A crack of knuckles, a breath out to focus the mind... a pause... then the tapping of fingers on keys.
So began this review.
If there's one thing Berberian Sound Studio at The Donmar Warehouse will inspire in you, it's a new appreciation for the soundscapes that surround you.
It's the 1970s and British sound designer Gilderoy (Tom Brooke) has been invited to Italy by movie director Santini (Luke Pasqualino). To say he's out of his comfort zone is an understatement - he doesn't speak the language and he's more used to adding sound effects to nature documentaries than Italian giallo horror-thriller films.
He is however delighted by the high quality machines he has at his disposal, and commits himself to finding ways to put across the subliminal terror of Santini's movie, including the imagined 'bacio indelebile (indelible kiss)', an unseen torture device to which the movie's unfortunate heroine will be submitted.

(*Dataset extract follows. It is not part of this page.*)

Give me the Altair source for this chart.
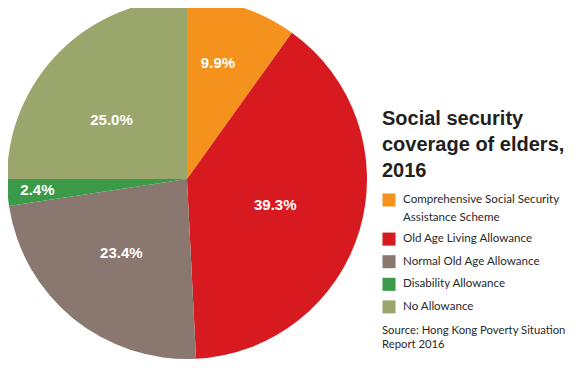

This includes some creative use of vegetables, manipulation of cassettes mailed to him by his mother back in Dorking, and a couple of particularly eye-watering moments which the more faint of heart may prefer to watch through their fingers...
It's a slightly curious play, but a really beautifully put together production.

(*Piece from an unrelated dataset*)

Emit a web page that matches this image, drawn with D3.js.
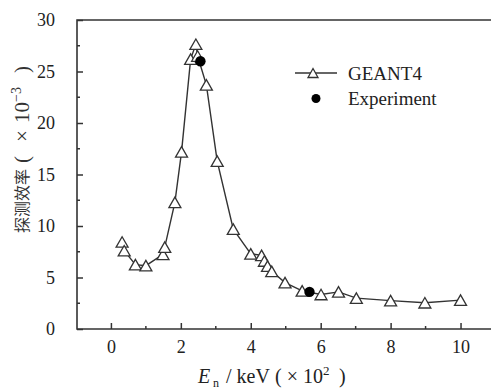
<!DOCTYPE html>
<html><head><meta charset="utf-8">
<script src="https://cdn.jsdelivr.net/npm/d3@7"></script>
<style>body{margin:0;background:#fff}svg{display:block}
.serif{font-family:"Liberation Serif","Times New Roman","DejaVu Serif",serif}</style>
</head><body>
<script>
const geantX = [0.32,0.38,0.7,1.0,1.49,1.54,1.83,2.02,2.28,2.43,2.48,2.73,3.04,3.5,4.0,4.31,4.39,4.48,4.6,4.98,5.47,6.01,6.51,7.02,8.0,8.98,10.0];
const geantY = [8.45,7.6,6.25,6.15,7.25,7.95,12.3,17.2,26.2,27.65,26.5,23.7,16.3,9.7,7.3,7.15,6.6,6.1,5.6,4.5,3.7,3.35,3.6,3.0,2.75,2.55,2.8];
const expX = [2.56,5.68];
const expY = [26.0,3.6];
const xTicks = [0,2,4,6,8,10];
const yTicks = [0,5,10,15,20,25,30];

const W=491,H=390;
const svg=d3.select("body").append("svg").attr("width",W).attr("height",H);
const L=77,R=491,T=20,B=329;
const x=d3.scaleLinear().domain([-0.97,11.0]).range([77,495.5]);
const y=d3.scaleLinear().domain([0,30]).range([B,T]);
const col="#333";

const xAxis=d3.axisBottom(x).tickValues(xTicks).tickSizeInner(-6).tickSizeOuter(0).tickPadding(11);
const gx=svg.append("g").attr("transform",`translate(0,${B})`).call(xAxis).attr("font-family",null).attr("font-size",null);
gx.select(".domain").remove();
gx.selectAll(".tick line").attr("stroke",col).attr("stroke-width",1.5);
gx.selectAll(".tick text").attr("class","serif").style("font-size","18px").attr("fill","#222");
const xMinor=d3.range(1,11,2);
svg.append("g").selectAll("line").data(xMinor).join("line")
 .attr("x1",d=>x(d)).attr("x2",d=>x(d)).attr("y1",B).attr("y2",B-3)
 .attr("stroke",col).attr("stroke-width",1.5);

const yAxis=d3.axisLeft(y).tickValues(yTicks).tickSizeInner(-6).tickSizeOuter(0).tickPadding(22);
const gy=svg.append("g").attr("transform",`translate(${L},0)`).call(yAxis).attr("font-family",null).attr("font-size",null);
gy.select(".domain").remove();
gy.selectAll(".tick line").attr("stroke",col).attr("stroke-width",1.5);
gy.selectAll(".tick text").attr("class","serif").style("font-size","18px").attr("fill","#222");
const yMinor=[2.5,7.5,12.5,17.5,22.5,27.5];
svg.append("g").selectAll("line").data(yMinor).join("line")
 .attr("x1",L).attr("x2",L+3).attr("y1",d=>y(d)).attr("y2",d=>y(d))
 .attr("stroke",col).attr("stroke-width",1.5);

svg.append("path").attr("d",`M${R},${T}H${L}V${B}H${R}`).attr("fill","none").attr("stroke",col).attr("stroke-width",1.6);

const pts=geantX.map((d,i)=>[d,geantY[i]]);
svg.append("path").datum(pts)
 .attr("d",d3.line().x(d=>x(d[0])).y(d=>y(d[1])))
 .attr("fill","none").attr("stroke",col).attr("stroke-width",1.4);

function tri(cx,cy,w,h){return `M${cx},${cy-h/2}L${cx+w/2},${cy+h/2}L${cx-w/2},${cy+h/2}Z`;}
svg.append("g").selectAll("path").data(pts).join("path")
 .attr("d",d=>tri(x(d[0]),y(d[1]),12,10.5))
 .attr("fill","#fff").attr("stroke",col).attr("stroke-width",1.3);

const ep=expX.map((d,i)=>[d,expY[i]]);
svg.append("g").selectAll("circle").data(ep).join("circle")
 .attr("cx",d=>x(d[0])).attr("cy",d=>y(d[1])).attr("r",5.2).attr("fill","#000");

// legend
svg.append("line").attr("x1",295).attr("x2",337).attr("y1",73).attr("y2",73).attr("stroke",col).attr("stroke-width",1.4);
svg.append("path").attr("d",tri(313,73,10,9)).attr("fill","#fff").attr("stroke",col).attr("stroke-width",1.3);
svg.append("circle").attr("cx",316).attr("cy",98.5).attr("r",4.5).attr("fill","#000");
svg.append("text").attr("class","serif").attr("x",348).attr("y",80).style("font-size","19px").attr("fill","#222").text("GEANT4");
svg.append("text").attr("class","serif").attr("x",348).attr("y",105).style("font-size","19px").attr("fill","#222").text("Experiment");

// x title
const xt=svg.append("text").attr("class","serif").attr("y",383)
 .style("font-size","20px").attr("fill","#222");
xt.append("tspan").attr("x",198).attr("font-style","italic").text("E");
xt.append("tspan").attr("x",213).style("font-size","12px").attr("dy",4).text("n");
xt.append("tspan").attr("x",226).attr("dy",-4).text("/ keV");
xt.append("tspan").attr("x",275).text("( × 10");
xt.append("tspan").style("font-size","13px").attr("dy",-8).text("2");
xt.append("tspan").attr("x",339).attr("dy",8).text(")");

// y title (rotated)
const ytg=svg.append("g").attr("transform","translate(29,233) rotate(-90)").attr("fill","#333");
ytg.append("text").style("font-family","'Noto Sans CJK SC','Noto Sans CJK JP',sans-serif")
 .style("font-size","16px").attr("x",0).attr("y",-1).text("探测效率");
const rest=ytg.append("text").attr("class","serif").style("font-size","21px").attr("y",0);
rest.append("tspan").attr("x",70).text("(");
rest.append("tspan").attr("x",91).text("×");
rest.append("tspan").attr("x",110).text("10");
rest.append("tspan").style("font-size","14px").attr("dy",-8).text("−3");
rest.append("tspan").attr("x",160).attr("dy",8).text(")");
</script>
</body></html>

There is of course a real emphasis on sound design, an art which all too often flies under the radar in the theatre, or at least goes unappreciated by many theatregoers. Here (credit to sound designers Ben and Max Ringham, foley designer Tom Espiner and Scutt) it's placed centre stage right from the opening scene, played in near blackout as if to give the audience a crash course in listening as well as watching.
Sound is used with great aplomb to create humour, tension and imagined horror.
But it also looks great. The action takes place exclusively in a recording studio, with plenty of moody lighting, sound booths and props, and some extremely well-choreographed passages of sound effect production by foley artists Massimo and Massimo (played by the show's actual foley artist Tom Espiner and Hemi Yeroham).
The frankly brilliant Tom Brooke imbues Gilderoy with plenty of British reserve to act as a counterpoint to the more expressive (and largely Italian) cast around him. Chunks of the dialogue are in Italian - for those who understand it (I'm learning and was surprised how much I could pick up) there's a bit of humour in there, but for those who don't it's actually an effective mechanism to highlight the cultural divide that Gilderoy finds himself facing.
The play also highlights issues of exploitation in the film industry - the women on screen are there largely to fulfil the dark, torture-laden fantasies of the director, whilst the voice actresses providing the overdubbing (Lara Rossi and Beatrice Scirocchi) know that if they question the direction they're given, there will be consequences for their continued role in the production.
Berberian Sound Studio might be a bit of an acquired taste, but I enjoyed it a lot. It's a very impressively styled piece of theatrical craft, and also an indication of the great promise of Scutt as a director.